(Figure scripts)
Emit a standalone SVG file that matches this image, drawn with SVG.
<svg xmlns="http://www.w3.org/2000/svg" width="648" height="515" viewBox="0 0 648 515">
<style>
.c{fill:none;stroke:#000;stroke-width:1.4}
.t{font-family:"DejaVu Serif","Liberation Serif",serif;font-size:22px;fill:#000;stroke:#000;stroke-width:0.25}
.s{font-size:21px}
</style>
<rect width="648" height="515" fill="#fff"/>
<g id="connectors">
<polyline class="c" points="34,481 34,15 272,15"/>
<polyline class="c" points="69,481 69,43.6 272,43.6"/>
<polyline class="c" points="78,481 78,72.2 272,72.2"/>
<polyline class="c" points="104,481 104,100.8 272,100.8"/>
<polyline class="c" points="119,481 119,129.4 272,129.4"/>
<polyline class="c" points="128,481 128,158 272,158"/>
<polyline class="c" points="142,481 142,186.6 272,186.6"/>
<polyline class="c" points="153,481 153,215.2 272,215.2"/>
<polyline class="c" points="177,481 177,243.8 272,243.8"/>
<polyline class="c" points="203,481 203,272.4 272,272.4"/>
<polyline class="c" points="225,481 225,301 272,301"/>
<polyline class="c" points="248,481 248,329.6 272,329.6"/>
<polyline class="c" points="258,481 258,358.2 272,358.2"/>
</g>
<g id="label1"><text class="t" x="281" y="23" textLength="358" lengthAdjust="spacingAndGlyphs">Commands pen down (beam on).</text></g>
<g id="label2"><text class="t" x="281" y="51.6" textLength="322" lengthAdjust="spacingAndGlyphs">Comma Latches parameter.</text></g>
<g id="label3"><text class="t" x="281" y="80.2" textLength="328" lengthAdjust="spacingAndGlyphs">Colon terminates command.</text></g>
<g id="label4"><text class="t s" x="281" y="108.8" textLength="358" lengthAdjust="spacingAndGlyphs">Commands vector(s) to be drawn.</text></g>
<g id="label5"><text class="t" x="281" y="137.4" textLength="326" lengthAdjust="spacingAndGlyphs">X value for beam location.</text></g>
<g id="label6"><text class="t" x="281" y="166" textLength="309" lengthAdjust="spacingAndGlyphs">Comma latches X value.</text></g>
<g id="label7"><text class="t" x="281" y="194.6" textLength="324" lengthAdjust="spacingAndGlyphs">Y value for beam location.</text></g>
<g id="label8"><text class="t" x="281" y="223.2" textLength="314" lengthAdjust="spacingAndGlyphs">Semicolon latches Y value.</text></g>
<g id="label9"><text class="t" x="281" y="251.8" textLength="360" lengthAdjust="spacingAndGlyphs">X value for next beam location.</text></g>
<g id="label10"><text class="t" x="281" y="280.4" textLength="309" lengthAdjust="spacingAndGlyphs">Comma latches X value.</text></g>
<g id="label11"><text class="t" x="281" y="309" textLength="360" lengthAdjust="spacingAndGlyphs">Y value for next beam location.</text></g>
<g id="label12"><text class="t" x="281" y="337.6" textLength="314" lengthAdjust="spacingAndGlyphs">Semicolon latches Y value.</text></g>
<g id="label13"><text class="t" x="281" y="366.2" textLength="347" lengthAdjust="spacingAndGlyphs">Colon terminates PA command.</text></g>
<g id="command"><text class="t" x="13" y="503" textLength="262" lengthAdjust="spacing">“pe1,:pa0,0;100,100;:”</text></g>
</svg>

--

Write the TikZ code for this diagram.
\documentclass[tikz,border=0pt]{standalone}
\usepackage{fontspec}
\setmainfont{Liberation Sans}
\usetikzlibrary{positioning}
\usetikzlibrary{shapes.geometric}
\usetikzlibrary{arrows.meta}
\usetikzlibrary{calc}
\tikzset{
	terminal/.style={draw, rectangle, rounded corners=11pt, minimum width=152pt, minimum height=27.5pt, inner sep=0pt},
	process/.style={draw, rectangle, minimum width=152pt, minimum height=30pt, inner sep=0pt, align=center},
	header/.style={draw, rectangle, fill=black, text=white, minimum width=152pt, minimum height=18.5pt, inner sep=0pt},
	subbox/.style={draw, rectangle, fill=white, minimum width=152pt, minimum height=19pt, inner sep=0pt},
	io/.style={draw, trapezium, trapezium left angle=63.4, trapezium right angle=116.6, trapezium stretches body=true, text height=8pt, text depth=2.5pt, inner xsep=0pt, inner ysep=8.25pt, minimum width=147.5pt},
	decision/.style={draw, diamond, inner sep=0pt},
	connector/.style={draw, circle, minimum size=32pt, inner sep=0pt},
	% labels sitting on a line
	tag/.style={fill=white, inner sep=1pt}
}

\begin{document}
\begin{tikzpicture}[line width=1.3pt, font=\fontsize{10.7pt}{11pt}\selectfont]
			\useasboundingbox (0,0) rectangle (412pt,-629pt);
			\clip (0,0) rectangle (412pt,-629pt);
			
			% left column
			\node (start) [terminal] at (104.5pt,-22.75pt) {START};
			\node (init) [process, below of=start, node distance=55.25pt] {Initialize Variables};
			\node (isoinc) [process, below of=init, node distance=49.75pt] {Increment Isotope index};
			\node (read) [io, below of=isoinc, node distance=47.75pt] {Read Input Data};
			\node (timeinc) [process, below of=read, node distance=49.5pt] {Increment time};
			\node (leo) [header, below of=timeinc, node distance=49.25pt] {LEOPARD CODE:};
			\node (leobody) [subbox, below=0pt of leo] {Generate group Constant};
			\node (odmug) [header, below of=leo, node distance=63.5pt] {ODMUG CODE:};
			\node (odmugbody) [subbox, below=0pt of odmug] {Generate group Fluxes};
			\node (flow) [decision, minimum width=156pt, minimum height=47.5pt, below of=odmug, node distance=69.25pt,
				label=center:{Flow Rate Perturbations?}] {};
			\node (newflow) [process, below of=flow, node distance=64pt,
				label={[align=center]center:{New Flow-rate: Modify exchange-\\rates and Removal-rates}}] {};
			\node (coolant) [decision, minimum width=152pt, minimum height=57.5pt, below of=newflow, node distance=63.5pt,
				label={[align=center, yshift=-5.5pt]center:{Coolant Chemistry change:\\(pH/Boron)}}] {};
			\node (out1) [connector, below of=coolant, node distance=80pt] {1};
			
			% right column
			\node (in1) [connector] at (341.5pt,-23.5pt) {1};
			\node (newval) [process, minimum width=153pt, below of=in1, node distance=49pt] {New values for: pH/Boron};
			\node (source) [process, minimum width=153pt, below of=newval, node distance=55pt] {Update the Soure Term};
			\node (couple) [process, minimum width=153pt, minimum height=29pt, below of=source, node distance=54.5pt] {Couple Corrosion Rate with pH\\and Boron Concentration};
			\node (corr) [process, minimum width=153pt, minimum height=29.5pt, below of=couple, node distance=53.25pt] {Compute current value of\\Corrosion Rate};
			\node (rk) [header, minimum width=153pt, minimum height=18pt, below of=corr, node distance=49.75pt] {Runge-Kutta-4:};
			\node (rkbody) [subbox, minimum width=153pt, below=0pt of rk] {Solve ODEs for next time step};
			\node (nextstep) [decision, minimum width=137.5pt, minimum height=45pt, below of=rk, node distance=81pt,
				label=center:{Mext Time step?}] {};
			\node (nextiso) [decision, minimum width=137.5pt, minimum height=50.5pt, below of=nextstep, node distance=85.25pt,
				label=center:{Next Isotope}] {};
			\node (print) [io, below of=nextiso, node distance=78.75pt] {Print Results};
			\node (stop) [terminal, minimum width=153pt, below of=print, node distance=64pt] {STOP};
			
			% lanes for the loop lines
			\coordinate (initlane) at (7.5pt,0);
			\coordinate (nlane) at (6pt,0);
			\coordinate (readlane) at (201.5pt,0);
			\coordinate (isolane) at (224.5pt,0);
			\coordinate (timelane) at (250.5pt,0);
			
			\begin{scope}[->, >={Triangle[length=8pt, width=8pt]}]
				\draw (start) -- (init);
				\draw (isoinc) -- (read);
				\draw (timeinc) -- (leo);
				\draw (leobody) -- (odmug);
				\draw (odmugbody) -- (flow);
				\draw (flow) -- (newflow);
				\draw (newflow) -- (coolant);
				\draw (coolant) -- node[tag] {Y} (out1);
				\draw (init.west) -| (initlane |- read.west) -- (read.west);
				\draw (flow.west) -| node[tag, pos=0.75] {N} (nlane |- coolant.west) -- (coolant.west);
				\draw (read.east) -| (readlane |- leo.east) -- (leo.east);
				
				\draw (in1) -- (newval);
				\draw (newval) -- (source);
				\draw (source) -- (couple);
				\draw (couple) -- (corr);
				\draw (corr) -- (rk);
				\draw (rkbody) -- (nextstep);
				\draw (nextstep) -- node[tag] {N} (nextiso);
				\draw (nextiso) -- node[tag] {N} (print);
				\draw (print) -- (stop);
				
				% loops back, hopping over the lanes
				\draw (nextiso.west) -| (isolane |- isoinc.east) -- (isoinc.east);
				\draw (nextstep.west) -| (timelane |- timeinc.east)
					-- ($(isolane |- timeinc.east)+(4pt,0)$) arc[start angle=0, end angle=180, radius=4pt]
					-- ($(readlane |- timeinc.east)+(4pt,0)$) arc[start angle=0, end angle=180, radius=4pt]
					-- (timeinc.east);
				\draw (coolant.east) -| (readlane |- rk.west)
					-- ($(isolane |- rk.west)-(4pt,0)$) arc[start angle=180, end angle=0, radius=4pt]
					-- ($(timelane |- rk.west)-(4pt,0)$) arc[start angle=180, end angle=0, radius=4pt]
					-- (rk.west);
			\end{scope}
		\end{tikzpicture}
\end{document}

...

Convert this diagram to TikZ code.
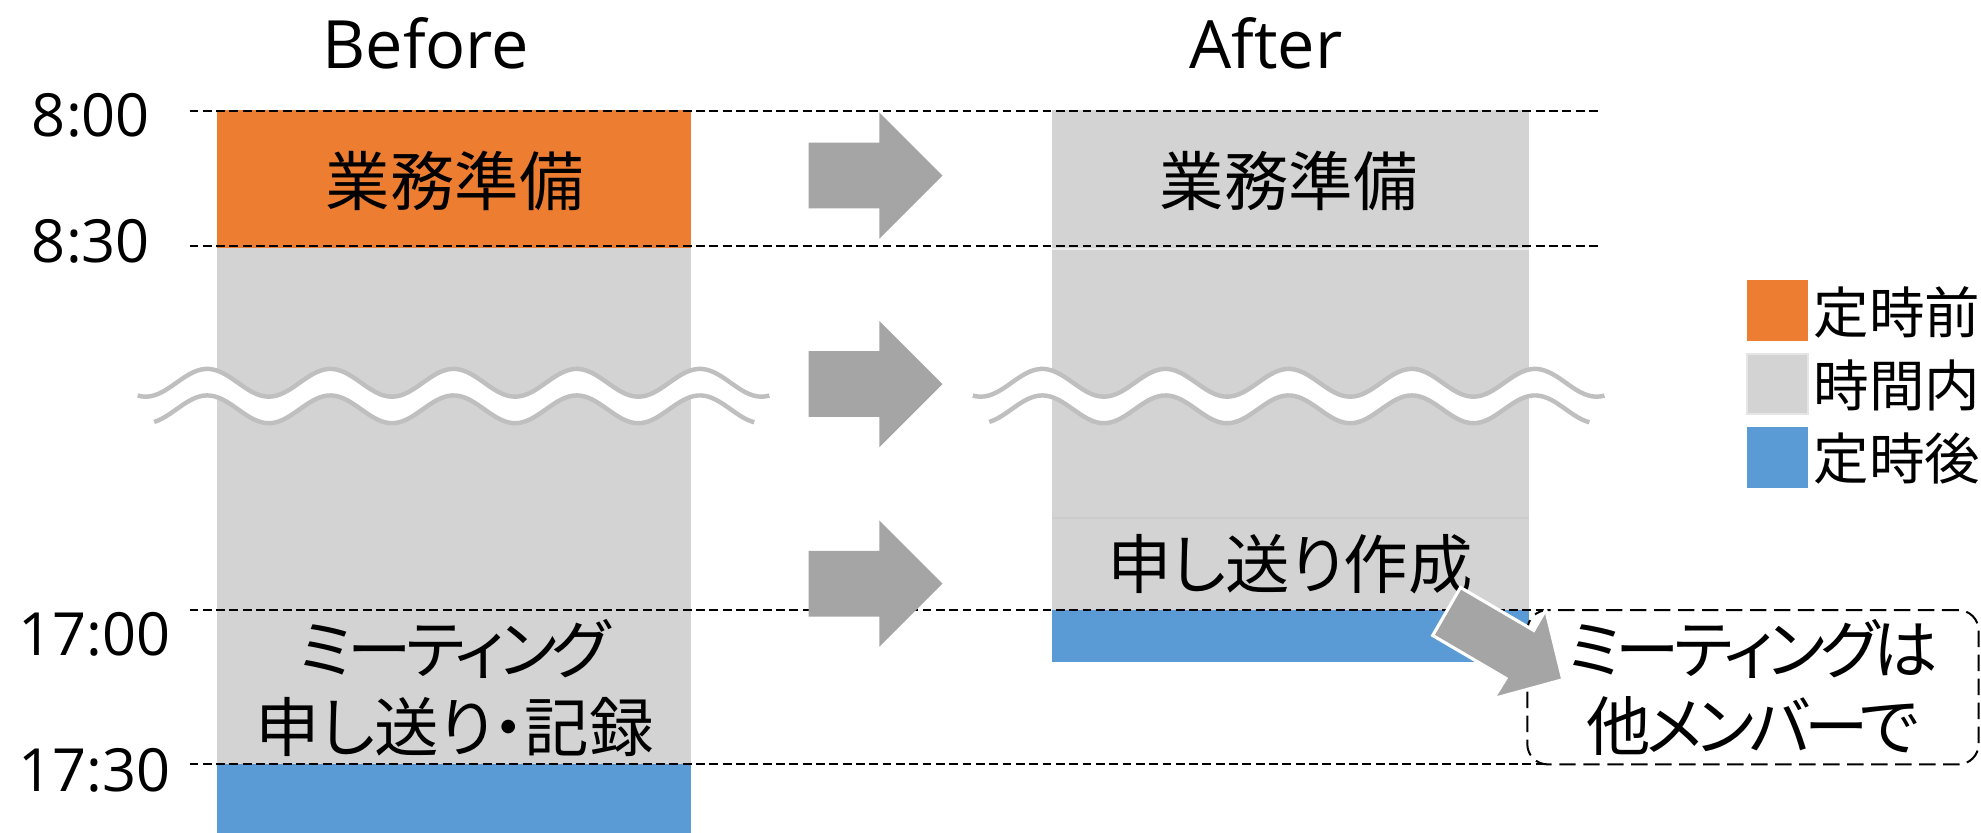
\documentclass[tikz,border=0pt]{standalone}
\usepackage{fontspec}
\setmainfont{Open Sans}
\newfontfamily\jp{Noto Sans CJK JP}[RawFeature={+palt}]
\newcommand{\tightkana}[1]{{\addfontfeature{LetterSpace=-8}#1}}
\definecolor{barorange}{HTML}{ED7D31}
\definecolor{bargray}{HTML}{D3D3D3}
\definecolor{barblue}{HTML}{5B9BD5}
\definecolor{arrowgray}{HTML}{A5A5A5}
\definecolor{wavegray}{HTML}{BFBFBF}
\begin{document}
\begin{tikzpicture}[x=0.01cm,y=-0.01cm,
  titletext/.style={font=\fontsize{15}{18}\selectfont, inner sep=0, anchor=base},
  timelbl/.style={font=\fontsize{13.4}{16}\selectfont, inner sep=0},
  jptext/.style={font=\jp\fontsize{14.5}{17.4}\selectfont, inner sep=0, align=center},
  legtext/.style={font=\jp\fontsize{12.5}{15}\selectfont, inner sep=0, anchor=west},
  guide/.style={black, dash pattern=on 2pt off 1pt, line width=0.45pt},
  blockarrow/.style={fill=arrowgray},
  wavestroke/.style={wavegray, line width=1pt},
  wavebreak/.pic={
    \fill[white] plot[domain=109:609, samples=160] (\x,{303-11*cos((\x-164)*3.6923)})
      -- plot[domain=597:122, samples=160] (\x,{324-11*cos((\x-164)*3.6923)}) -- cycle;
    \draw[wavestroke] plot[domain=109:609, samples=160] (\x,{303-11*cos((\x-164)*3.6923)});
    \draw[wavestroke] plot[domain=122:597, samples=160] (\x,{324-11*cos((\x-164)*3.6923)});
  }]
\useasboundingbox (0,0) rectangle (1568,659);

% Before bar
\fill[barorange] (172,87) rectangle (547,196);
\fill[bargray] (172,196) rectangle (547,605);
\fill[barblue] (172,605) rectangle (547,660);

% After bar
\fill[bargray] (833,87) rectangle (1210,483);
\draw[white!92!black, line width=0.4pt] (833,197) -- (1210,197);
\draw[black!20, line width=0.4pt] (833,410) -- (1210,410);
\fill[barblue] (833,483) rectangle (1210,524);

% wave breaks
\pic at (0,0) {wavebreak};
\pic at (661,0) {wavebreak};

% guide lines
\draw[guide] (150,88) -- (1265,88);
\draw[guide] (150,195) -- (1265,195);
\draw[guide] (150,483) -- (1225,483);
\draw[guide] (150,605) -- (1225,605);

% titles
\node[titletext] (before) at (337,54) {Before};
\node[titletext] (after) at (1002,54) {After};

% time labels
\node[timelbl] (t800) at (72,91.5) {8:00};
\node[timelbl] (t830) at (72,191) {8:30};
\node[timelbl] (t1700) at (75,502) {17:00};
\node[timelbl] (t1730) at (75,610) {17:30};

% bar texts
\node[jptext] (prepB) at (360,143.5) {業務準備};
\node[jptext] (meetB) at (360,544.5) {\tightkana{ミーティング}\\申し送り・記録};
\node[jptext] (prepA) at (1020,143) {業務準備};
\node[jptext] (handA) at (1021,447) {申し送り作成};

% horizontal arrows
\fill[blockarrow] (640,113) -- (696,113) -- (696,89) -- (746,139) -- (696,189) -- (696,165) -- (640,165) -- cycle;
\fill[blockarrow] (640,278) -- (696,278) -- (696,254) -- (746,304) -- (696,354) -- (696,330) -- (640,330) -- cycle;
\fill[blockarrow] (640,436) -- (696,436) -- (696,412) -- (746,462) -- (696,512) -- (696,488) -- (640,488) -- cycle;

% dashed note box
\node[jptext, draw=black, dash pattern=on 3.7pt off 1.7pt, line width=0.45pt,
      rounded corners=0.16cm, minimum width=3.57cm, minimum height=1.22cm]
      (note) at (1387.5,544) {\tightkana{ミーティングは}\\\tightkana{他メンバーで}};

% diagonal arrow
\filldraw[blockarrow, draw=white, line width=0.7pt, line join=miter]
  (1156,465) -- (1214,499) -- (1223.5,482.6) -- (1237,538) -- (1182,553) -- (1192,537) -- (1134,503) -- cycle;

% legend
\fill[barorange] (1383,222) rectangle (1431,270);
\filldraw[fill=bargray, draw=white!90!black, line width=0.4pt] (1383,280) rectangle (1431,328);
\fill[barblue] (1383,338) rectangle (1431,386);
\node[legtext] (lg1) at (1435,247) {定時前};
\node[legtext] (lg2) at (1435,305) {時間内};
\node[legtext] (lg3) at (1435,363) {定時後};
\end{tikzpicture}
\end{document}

→ PROBLEM TO WORK ON
Locate the word "drawn" in the records above, and return each line that has it.

→ WRITTEN REPLY
Emit a standalone SVG file that matches this image, drawn with SVG.
<g id="label4"><text class="t s" x="281" y="108.8" textLength="358" lengthAdjust="spacingAndGlyphs">Commands vector(s) to be drawn.</text></g>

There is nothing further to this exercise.